Philip N. Cohen is a professor of sociology at the University of Maryland, College Park, and writes the blog Family Inequality. You can follow him on Twitter or Facebook.

A while back Yvette sent us a vintage ad for a children’s laxative that was posted over at Boing Boing. It’s a great example of changing expectations of parenting, disciplining children, and parental anger. In the ad, the mom and dad are arguing because the dad wants to use a hairbrush to spank his son, who is apparently crying because he doesn’t want to take a nasty-tasting laxative:

Transcript of dialogue:

“Don’t let daddy lick me again!” An old, old problem solved in an up-to-date way.

1. Mother: Oh, John, why don’t you let him alone?

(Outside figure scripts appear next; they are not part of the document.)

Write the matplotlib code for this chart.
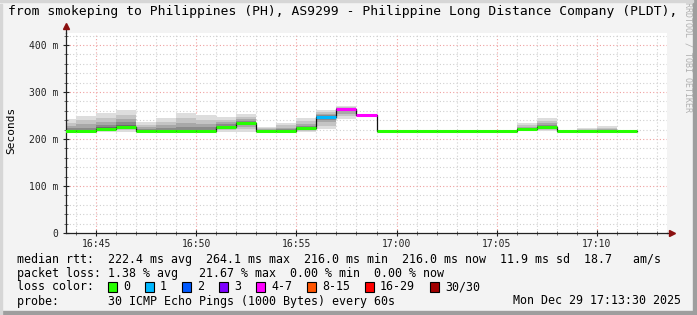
import numpy as np
import matplotlib
matplotlib.use('Agg')
import matplotlib.pyplot as plt
from matplotlib.patches import Rectangle

MONO = 'DejaVu Sans Mono'
W, H = 697, 315

# one sample per minute, 16:43 .. 17:11
minutes = ['16:43', '16:44', '16:45', '16:46', '16:47', '16:48', '16:49', '16:50',
           '16:51', '16:52', '16:53', '16:54', '16:55', '16:56', '16:57', '16:58',
           '16:59', '17:00', '17:01', '17:02', '17:03', '17:04', '17:05', '17:06',
           '17:07', '17:08', '17:09', '17:10', '17:11']
median = [216.0, 216.0, 221.0, 226.5, 216.0, 216.0, 216.0, 216.0,
          226.0, 234.5, 216.0, 216.0, 223.5, 247.5, 264.1, 250.0,
          216.0, 216.0, 216.0, 216.0, 216.0, 216.0, 216.0, 220.5,
          226.0, 216.0, 216.0, 216.0, 216.0]
smoke_lo = [215, 215, 215, 215, 215, 215, 215, 215,
            215, 215, 215, 215, 215, 220.6, 242, 250,
            216, 216, 216, 216, 216, 216, 216, 216,
            216, 216, 216, 216, 216]
smoke_hi = [242.5, 249.6, 256, 261.7, 235.5, 245.3, 256, 251,
            247.5, 253, 226, 234.7, 244, 261.7, 270, 250,
            216, 216, 216, 216, 216, 216, 216, 233,
            244, 216, 223, 227.7, 216]
loss_idx = [0, 0, 0, 0, 0, 0, 0, 0, 0, 0, 0, 0, 0, 1, 4, 4,
            0, 0, 0, 0, 0, 0, 0, 0, 0, 0, 0, 0, 0]

loss_labels = ['0', '1', '2', '3', '4-7', '8-15', '16-29', '30/30']
loss_colors = ['#26ff00', '#00b8ff', '#0059ff', '#7e00ff', '#ff00ff',
               '#ff5500', '#ff0000', '#a10000']

xticks = [45, 50, 55, 60, 65, 70]
xticklabels = ['16:45', '16:50', '16:55', '17:00', '17:05', '17:10']
yticks = [0, 100, 200, 300, 400]
yticklabels = ['0', '100 m', '200 m', '300 m', '400 m']


def tmin(s):
    h, m = s.split(':')
    return (int(h) - 16) * 60 + int(m)


t = np.array([tmin(s) for s in minutes], dtype=float)
med = np.array(median)
lo = np.array(smoke_lo, dtype=float)
hi = np.array(smoke_hi, dtype=float)

fig = plt.figure(figsize=(W / 100, H / 100), dpi=100, facecolor='#f3f3f3')


def fx(x):
    return x / W


def fy(y):
    return 1 - y / H


# 3d-ish frame
fig.patches.append(Rectangle((0, 0), 1, 4 / H, transform=fig.transFigure, color='#9e9e9e', zorder=0))
fig.patches.append(Rectangle((1 - 4 / W, 0), 4 / W, 1, transform=fig.transFigure, color='#9e9e9e', zorder=0))
fig.patches.append(Rectangle((0, 0), 2 / W, 1 - 4 / H, transform=fig.transFigure, color='#d6d6d6', zorder=0))
fig.patches.append(Rectangle((0, 1 - 2 / H), 1 - 4 / W, 2 / H, transform=fig.transFigure, color='#d6d6d6', zorder=0))

ax = fig.add_axes([fx(66), 1 - 233 / H, 601 / W, 200 / H])
ax.set_facecolor('white')
ax.set_xlim(43.5, 73.5)
ax.set_ylim(0, 425.5)

# grid
dot = (0, (1, 2))
for x in np.arange(44, 74):
    major = x % 5 == 0
    ax.axvline(x, color='#f0a0a0' if major else '#d0d0d0', lw=0.8, ls=dot, zorder=0)
for y in np.arange(20, 426, 20):
    major = y % 100 == 0
    ax.axhline(y, color='#f0a0a0' if major else '#d0d0d0', lw=0.8, ls=dot, zorder=0)

# smoke
fracs = [1.0, 0.7, 0.45, 0.25, 0.1]
greys = ['#dddddd', '#c4c4c4', '#a8a8a8', '#8a8a8a', '#6a6a6a']
for i in range(len(t)):
    if hi[i] - lo[i] < 1:
        continue
    for f, g in zip(fracs, greys):
        b0 = med[i] - f * (med[i] - lo[i])
        b1 = med[i] + f * (hi[i] - med[i])
        ax.bar(t[i], b1 - b0, bottom=b0, width=1, align='edge', color=g, lw=0, zorder=1)

# median: black step, coloured by loss
edges = np.append(t, t[-1] + 1)
ax.step(edges, np.append(med, med[-1]), where='post', color='#111111', lw=0.9, zorder=2)
for i in range(len(t)):
    ax.hlines(med[i], t[i], t[i] + 1, color=loss_colors[loss_idx[i]], lw=2.2, zorder=3)

for s in ['top', 'right']:
    ax.spines[s].set_visible(False)
for s in ['left', 'bottom']:
    ax.spines[s].set_linewidth(0.9)
    ax.spines[s].set_color('#222222')

ax.set_xticks(xticks)
ax.set_xticklabels(xticklabels, fontfamily=MONO, fontsize=7, color='#222222')
ax.set_yticks(yticks)
ax.set_yticklabels(yticklabels, fontfamily=MONO, fontsize=7, color='#222222')
ax.set_xticks(np.arange(44, 74), minor=True)
ax.set_yticks(np.arange(20, 426, 20), minor=True)
ax.tick_params(axis='both', which='major', direction='inout', length=5, width=0.8, color='#222222')
ax.tick_params(axis='both', which='minor', direction='inout', length=3, width=0.6, color='#555555')
ax.tick_params(axis='x', which='major', pad=2)
ax.tick_params(axis='y', which='major', pad=3)

# axis arrows
ax.plot([0, 0], [1, 1.03], color='#222222', lw=0.9, transform=ax.transAxes, clip_on=False)
ax.plot([0], [1.035], marker='^', ms=5, color='#8b1010', transform=ax.transAxes, clip_on=False)
ax.plot([1, 1.008], [0, 0], color='#222222', lw=0.9, transform=ax.transAxes, clip_on=False)
ax.plot([1.008], [0], marker='>', ms=5, color='#8b1010', transform=ax.transAxes, clip_on=False)

fig.text(fx(11), fy(130), 'Seconds', rotation=90, fontfamily=MONO, fontsize=8,
         ha='center', va='center')
fig.text(fx(8), fy(12), 'from smokeping to Philippines (PH), AS9299 - Philippine Long Distance Company (PLDT),',
         fontfamily=MONO, fontsize=9.35, ha='left', va='center')
fig.text(fx(688), fy(2), 'RRDTOOL / TOBI OETIKER', rotation=270, fontfamily=MONO, fontsize=6,
         color='#b0b0b0', ha='center', va='top')

# legend
lf = 8.4
cw = 7.0
fig.text(fx(16.7), fy(259), 'median rtt:  222.4 ms avg  264.1 ms max  216.0 ms min  216.0 ms now  11.9 ms sd  18.7   am/s',
         fontfamily=MONO, fontsize=lf, ha='left', va='center')
fig.text(fx(16.7), fy(273), 'packet loss: 1.38 % avg   21.67 % max  0.00 % min  0.00 % now',
         fontfamily=MONO, fontsize=lf, ha='left', va='center')
fig.text(fx(16.7), fy(287), 'loss color:', fontfamily=MONO, fontsize=lf, ha='left', va='center')
cx = 108
for lab, col in zip(loss_labels, loss_colors):
    fig.patches.append(Rectangle((fx(cx), fy(292)), 9 / W, 10 / H, transform=fig.transFigure,
                                 facecolor=col, edgecolor='black', lw=0.8))
    fig.text(fx(cx + 15), fy(287), lab, fontfamily=MONO, fontsize=lf, ha='left', va='center')
    cx += 15 + cw * len(lab) + 15
fig.text(fx(16.7), fy(301), 'probe:       30 ICMP Echo Pings (1000 Bytes) every 60s',
         fontfamily=MONO, fontsize=lf, ha='left', va='center')
fig.text(fx(681), fy(301), 'Mon Dec 29 17:13:30 2025', fontfamily=MONO, fontsize=lf,
         ha='right', va='center')

fig.savefig('out.png', dpi=100, facecolor=fig.get_facecolor())
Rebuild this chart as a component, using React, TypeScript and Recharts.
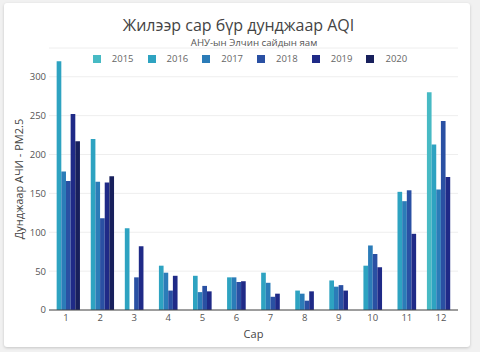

He’s only a child.

Father: Well, somebody has to make him listen to reason.

2. Mother: That’s the first time I ever heard of a hairbrush being called “reason”!

Father: Look! Let’s settle this right now! He needs that stuff and he’s going to take it whether he likes the taste or not!

3. Mother: That’s right, Mr. Know-it-all — get him all upset and and leave it for me to straighten him out.

Father: Aw, don’t get yourself in a stew!

4. Mother: I’m not! All I know is that Doris Smith used to jam a bad-tasting laxative down her boy’s throat until her doctor put a stop to it. He said it could do more harm than good!

Father: Then what laxative can we give him?

5. Mother: The one Doris uses — not an “adult” laxative, but one made only for children…Fletcher’s Castoria. It’s mild, yet effective. It’s safe, and Doris’ boy loves it!

Father: OK. I’ll run down to the druggist and get a bottle. But boy, he better like it!

6. Mother: Would you believe it? I never saw a spoonful of medicine disappear so fast!

The mom wins out, and clearly spanking the boy isn’t being advocated. But the company felt perfectly comfortable presenting a dad as angry and even aggressive, and in need of calming from his wife to avoid him spanking his child with a household item, yet still a perfectly good dad once Mom had intervened and fixed the immediate problem, returning family harmony.

Given increased attention to issues such as child abuse and domestic violence, and changes in expectations of parenting that have replaced the “father as nothing but breadwinner and strict disciplinarian” role, many viewers today would likely interpret the narrative in the ad (not to mention the line “Don’t let Daddy lick me again!”) as inherently problematic, not as a taken-for-granted commentary on family life and the need for helpful products to smooth over domestic conflicts.